What to do ->
Retype only what runs from the first line of the listing to the line holding "import * as d3 from 'd3';", both included. Do not retype the pictures.

Source excerpt ->
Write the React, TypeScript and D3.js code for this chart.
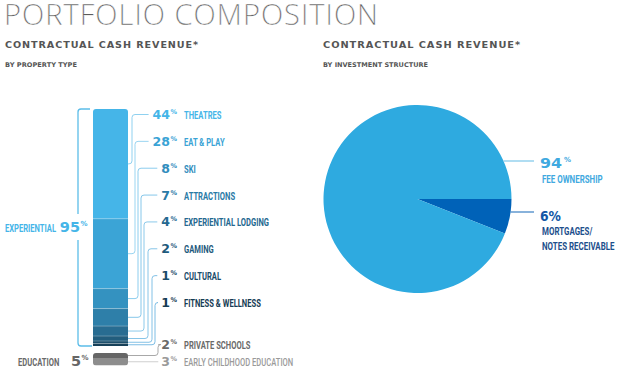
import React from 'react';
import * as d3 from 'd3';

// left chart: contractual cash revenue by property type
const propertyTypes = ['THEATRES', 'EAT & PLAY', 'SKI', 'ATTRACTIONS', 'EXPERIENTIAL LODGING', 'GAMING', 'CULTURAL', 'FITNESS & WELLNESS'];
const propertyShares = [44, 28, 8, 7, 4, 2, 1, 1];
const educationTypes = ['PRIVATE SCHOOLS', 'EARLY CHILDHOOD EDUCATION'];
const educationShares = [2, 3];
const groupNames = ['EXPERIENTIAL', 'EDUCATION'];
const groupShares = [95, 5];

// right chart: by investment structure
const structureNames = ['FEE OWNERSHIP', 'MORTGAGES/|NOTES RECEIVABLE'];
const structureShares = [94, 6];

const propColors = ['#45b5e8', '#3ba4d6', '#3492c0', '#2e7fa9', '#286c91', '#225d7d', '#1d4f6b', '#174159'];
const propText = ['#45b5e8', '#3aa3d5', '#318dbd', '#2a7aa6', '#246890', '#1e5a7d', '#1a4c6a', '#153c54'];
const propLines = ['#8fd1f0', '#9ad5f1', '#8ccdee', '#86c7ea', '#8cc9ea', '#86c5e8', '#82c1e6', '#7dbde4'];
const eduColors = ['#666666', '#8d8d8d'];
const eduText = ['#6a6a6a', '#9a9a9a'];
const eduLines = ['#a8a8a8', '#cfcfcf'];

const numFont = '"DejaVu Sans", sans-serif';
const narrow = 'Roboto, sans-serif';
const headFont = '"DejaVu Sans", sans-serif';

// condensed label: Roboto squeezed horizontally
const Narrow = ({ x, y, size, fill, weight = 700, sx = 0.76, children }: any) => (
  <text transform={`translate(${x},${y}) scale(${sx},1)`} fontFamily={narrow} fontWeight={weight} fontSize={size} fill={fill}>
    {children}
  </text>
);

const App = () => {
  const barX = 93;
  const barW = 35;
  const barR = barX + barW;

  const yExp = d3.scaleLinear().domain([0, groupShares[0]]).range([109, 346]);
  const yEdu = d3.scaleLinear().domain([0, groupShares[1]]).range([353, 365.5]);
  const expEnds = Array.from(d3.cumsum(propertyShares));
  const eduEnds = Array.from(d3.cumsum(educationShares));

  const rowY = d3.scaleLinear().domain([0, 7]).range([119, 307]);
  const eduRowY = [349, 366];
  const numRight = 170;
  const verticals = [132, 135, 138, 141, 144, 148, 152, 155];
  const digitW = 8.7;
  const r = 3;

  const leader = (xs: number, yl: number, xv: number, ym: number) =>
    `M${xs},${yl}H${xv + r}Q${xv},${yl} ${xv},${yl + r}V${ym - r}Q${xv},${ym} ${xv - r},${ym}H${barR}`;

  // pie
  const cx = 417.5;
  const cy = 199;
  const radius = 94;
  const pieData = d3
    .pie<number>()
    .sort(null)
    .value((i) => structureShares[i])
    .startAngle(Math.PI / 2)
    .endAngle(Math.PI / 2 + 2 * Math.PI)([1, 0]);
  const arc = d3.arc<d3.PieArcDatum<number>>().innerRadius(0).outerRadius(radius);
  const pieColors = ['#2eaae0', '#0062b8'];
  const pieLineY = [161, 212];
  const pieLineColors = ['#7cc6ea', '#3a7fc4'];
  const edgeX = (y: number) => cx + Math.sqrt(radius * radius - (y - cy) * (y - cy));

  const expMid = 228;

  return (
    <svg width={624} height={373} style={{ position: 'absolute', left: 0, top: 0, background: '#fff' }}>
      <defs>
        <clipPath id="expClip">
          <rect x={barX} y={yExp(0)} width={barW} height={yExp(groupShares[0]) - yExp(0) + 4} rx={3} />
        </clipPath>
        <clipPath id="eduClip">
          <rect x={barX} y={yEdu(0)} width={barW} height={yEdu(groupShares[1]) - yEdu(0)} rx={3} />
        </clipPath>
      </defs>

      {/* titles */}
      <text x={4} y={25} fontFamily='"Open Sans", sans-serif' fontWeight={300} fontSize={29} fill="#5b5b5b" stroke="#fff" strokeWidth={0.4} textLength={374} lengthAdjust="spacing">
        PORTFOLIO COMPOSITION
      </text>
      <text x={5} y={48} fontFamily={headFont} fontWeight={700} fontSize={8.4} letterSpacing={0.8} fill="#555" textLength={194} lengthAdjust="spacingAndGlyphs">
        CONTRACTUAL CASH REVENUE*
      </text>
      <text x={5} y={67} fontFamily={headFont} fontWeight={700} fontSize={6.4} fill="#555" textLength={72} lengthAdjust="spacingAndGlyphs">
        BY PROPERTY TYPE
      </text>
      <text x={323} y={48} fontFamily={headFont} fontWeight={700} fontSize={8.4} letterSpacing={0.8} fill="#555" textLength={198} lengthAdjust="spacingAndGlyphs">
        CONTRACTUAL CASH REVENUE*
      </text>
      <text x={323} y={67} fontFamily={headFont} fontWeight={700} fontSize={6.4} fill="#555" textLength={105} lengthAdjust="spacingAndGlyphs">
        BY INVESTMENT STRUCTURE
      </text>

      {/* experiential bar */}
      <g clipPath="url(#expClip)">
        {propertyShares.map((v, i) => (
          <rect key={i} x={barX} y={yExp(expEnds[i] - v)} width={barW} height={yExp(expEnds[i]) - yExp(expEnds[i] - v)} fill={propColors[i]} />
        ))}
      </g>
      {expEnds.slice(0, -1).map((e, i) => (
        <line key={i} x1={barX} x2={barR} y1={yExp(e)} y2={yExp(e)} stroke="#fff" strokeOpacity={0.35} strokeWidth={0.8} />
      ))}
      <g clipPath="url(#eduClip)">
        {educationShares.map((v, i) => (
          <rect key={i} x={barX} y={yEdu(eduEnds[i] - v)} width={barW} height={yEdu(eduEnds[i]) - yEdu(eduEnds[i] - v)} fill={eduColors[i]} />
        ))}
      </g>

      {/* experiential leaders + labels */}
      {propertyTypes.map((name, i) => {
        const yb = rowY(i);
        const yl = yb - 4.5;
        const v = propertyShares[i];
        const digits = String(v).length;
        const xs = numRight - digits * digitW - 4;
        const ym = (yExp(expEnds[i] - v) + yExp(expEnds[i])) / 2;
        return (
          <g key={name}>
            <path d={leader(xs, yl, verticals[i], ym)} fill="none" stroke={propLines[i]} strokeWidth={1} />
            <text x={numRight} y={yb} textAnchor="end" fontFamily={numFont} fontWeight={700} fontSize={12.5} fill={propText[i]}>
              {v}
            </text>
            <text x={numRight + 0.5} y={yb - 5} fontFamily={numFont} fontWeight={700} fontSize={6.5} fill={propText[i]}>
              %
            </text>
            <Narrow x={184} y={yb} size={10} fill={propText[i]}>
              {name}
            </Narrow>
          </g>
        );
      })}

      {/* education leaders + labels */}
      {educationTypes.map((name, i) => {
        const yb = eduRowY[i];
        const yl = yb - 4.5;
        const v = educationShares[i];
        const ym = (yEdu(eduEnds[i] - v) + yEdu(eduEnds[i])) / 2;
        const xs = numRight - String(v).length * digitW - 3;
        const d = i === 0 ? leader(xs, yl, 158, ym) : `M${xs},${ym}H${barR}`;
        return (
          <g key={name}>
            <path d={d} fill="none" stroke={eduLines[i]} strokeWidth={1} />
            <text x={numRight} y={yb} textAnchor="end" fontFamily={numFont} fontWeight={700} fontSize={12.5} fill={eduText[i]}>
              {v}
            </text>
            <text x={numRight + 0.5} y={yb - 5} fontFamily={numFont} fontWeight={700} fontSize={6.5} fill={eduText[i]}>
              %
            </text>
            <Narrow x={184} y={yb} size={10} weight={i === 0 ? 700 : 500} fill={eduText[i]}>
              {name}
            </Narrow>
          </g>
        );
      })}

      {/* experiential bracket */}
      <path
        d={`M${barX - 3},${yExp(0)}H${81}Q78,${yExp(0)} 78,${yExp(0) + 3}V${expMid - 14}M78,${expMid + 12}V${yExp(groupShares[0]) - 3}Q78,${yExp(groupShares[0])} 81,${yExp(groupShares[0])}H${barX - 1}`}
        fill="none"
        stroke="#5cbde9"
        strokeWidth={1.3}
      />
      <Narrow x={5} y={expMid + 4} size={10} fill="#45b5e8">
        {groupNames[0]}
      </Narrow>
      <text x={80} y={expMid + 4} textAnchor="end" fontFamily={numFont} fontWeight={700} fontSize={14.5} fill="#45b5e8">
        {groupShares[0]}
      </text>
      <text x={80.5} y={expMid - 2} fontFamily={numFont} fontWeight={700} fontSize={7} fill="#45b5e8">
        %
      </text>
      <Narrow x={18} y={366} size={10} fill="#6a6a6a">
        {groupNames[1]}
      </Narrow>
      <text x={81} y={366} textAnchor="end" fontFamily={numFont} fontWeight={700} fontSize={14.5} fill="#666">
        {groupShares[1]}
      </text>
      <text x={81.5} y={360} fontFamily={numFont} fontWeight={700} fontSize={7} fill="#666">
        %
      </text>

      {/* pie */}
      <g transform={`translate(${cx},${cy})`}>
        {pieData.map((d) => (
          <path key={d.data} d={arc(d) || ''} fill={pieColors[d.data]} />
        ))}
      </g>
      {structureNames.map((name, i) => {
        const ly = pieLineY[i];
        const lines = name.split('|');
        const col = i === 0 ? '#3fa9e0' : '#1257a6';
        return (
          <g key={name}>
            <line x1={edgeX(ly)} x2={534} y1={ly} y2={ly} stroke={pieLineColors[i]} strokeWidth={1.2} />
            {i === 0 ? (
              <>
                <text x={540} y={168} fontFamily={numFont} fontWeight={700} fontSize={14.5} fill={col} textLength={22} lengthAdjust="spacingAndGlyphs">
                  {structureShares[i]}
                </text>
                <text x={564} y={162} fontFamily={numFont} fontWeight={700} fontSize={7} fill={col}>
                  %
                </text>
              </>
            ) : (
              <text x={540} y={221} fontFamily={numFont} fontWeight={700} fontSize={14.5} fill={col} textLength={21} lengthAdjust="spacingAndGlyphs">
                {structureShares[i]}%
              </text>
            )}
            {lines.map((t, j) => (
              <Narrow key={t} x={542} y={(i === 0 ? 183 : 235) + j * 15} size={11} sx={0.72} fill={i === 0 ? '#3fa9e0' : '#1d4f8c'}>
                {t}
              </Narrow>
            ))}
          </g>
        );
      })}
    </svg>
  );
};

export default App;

Answer for the task ->
Write the React, TypeScript and D3.js code for this chart.
import React from 'react';
import * as d3 from 'd3';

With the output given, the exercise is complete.